Objective — Skipping all pictures, set down the lines of the listing from the first through the one with "const SERIES_NAME = 'Series1';".

Data excerpt —
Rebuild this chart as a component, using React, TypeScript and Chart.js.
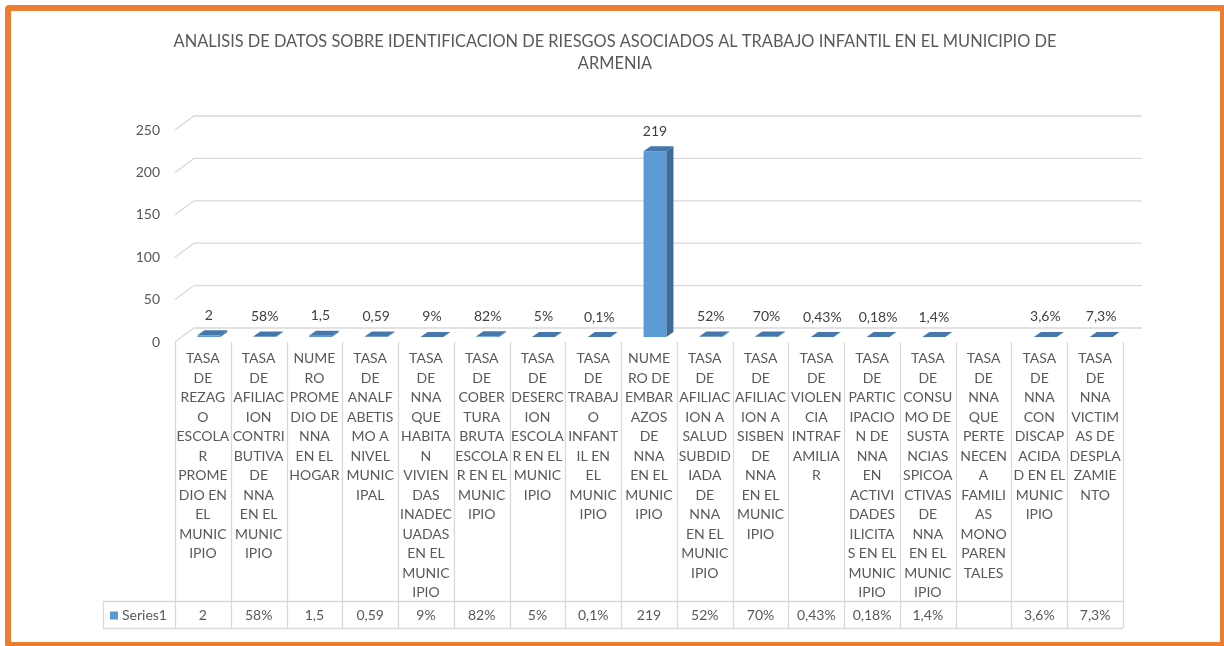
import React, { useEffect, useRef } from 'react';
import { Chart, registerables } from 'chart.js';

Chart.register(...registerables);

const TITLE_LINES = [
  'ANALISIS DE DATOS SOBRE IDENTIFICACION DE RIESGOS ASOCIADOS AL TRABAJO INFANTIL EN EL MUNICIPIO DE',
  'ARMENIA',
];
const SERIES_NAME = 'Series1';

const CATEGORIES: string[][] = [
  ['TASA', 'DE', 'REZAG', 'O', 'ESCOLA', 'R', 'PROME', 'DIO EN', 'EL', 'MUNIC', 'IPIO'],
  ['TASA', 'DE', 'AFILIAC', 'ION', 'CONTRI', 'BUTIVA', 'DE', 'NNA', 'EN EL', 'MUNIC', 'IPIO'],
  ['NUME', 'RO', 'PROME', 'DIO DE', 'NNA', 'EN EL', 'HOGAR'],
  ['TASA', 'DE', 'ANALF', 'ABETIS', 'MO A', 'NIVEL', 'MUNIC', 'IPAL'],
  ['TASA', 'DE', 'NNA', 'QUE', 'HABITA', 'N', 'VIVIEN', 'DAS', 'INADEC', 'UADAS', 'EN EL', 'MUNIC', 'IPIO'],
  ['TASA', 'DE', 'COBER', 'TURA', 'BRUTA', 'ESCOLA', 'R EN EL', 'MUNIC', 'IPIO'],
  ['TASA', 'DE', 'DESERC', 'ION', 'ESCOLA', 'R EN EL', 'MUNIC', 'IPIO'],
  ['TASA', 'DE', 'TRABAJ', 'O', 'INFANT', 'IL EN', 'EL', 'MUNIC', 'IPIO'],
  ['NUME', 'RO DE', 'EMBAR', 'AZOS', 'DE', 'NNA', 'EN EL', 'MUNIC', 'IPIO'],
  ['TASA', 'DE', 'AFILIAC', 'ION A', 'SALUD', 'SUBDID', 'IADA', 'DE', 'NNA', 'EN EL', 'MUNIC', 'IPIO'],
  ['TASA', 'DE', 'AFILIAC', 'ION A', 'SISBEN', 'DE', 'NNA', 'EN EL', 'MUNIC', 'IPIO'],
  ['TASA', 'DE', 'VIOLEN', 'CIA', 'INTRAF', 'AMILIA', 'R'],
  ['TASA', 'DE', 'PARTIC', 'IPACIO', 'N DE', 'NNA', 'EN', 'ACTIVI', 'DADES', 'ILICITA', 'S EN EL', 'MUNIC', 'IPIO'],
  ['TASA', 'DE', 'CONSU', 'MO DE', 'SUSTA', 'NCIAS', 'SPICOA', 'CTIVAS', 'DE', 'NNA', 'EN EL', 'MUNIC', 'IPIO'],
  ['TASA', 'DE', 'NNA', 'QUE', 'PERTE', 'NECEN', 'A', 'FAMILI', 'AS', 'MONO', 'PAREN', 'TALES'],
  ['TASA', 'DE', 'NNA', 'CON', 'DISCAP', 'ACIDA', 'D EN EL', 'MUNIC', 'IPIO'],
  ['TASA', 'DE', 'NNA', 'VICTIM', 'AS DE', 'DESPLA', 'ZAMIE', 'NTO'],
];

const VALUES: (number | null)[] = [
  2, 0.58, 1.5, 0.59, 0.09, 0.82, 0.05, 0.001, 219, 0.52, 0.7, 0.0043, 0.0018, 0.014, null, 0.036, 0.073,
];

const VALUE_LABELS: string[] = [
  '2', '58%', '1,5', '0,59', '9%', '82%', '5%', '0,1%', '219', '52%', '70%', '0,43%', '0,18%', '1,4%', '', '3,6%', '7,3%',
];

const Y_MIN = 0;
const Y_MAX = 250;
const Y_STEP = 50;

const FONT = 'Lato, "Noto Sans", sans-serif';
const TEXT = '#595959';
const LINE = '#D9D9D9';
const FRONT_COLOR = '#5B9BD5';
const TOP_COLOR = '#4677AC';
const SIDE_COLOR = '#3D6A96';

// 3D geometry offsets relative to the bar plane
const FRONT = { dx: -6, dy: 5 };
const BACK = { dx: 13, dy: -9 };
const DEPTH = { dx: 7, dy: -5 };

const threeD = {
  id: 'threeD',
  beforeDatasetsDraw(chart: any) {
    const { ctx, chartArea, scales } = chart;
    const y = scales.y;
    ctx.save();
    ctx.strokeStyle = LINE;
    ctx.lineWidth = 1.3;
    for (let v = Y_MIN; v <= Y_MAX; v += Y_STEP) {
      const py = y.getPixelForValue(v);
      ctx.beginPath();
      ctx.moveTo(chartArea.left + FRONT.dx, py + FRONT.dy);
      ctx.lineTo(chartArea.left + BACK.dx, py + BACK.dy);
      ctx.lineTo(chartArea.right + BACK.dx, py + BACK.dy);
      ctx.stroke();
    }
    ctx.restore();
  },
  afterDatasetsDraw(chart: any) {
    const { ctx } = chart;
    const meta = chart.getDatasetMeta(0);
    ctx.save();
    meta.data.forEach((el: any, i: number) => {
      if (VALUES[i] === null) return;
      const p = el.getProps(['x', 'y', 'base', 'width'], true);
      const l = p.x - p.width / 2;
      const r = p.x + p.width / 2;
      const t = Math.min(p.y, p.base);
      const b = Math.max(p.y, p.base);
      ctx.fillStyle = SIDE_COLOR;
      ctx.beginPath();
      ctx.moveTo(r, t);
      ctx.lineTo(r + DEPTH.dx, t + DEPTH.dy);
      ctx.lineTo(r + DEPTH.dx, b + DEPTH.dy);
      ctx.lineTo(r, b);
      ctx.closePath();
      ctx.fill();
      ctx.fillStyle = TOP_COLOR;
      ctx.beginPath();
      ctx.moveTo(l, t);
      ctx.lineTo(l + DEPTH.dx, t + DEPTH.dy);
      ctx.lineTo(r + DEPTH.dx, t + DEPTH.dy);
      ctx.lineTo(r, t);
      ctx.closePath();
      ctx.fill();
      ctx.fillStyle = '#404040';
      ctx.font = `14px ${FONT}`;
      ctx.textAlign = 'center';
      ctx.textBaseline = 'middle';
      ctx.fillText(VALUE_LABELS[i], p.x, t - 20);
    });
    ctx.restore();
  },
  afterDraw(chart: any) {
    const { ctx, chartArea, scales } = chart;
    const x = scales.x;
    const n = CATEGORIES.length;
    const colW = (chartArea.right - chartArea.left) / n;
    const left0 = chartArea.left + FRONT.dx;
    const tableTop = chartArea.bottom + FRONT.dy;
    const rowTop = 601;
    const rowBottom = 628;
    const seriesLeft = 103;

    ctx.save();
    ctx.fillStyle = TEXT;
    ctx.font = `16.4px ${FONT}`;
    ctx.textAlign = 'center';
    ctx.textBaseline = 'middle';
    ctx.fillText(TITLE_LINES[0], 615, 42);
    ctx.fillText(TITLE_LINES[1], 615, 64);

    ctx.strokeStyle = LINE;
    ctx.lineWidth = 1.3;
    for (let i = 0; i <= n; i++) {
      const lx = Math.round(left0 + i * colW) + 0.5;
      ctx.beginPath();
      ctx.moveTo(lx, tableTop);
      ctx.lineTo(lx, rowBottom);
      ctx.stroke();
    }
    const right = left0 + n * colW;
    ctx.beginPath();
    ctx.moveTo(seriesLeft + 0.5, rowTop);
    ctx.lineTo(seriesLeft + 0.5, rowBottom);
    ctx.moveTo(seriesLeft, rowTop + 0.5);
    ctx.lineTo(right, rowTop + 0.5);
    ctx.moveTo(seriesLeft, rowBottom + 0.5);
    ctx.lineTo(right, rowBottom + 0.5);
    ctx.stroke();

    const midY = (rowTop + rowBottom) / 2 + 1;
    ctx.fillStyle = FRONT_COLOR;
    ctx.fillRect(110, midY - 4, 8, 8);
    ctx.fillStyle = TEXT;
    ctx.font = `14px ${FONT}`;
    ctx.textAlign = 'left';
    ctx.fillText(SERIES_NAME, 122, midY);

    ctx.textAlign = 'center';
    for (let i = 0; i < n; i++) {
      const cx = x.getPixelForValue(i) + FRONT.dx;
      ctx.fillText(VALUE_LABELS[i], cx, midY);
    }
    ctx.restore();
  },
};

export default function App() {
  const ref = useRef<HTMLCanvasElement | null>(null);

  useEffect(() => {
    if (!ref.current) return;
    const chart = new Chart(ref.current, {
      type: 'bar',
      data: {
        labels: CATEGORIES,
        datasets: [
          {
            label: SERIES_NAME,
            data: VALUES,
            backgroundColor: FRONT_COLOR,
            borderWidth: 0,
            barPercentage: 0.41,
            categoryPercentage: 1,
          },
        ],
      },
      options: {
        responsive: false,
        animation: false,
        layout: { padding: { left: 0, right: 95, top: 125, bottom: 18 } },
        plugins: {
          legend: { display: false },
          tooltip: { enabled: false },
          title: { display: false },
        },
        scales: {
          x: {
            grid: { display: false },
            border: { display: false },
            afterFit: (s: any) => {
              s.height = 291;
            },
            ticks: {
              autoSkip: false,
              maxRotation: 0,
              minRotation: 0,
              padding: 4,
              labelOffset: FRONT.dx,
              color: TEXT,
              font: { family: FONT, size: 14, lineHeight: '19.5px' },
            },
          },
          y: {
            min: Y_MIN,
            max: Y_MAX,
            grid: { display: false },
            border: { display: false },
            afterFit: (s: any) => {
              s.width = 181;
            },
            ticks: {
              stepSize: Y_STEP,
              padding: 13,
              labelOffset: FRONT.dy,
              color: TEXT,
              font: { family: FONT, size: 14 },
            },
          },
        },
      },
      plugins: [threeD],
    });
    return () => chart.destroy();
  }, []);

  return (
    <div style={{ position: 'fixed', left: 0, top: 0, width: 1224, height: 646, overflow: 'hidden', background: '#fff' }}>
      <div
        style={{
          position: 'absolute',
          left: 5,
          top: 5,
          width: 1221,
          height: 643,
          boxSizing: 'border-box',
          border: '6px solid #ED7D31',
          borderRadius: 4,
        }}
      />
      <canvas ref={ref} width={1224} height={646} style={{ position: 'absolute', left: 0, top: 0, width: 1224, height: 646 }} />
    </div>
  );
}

Response to the exercise —
Rebuild this chart as a component, using React, TypeScript and Chart.js.
import React, { useEffect, useRef } from 'react';
import { Chart, registerables } from 'chart.js';

Chart.register(...registerables);

const TITLE_LINES = [
  'ANALISIS DE DATOS SOBRE IDENTIFICACION DE RIESGOS ASOCIADOS AL TRABAJO INFANTIL EN EL MUNICIPIO DE',
  'ARMENIA',
];
const SERIES_NAME = 'Series1';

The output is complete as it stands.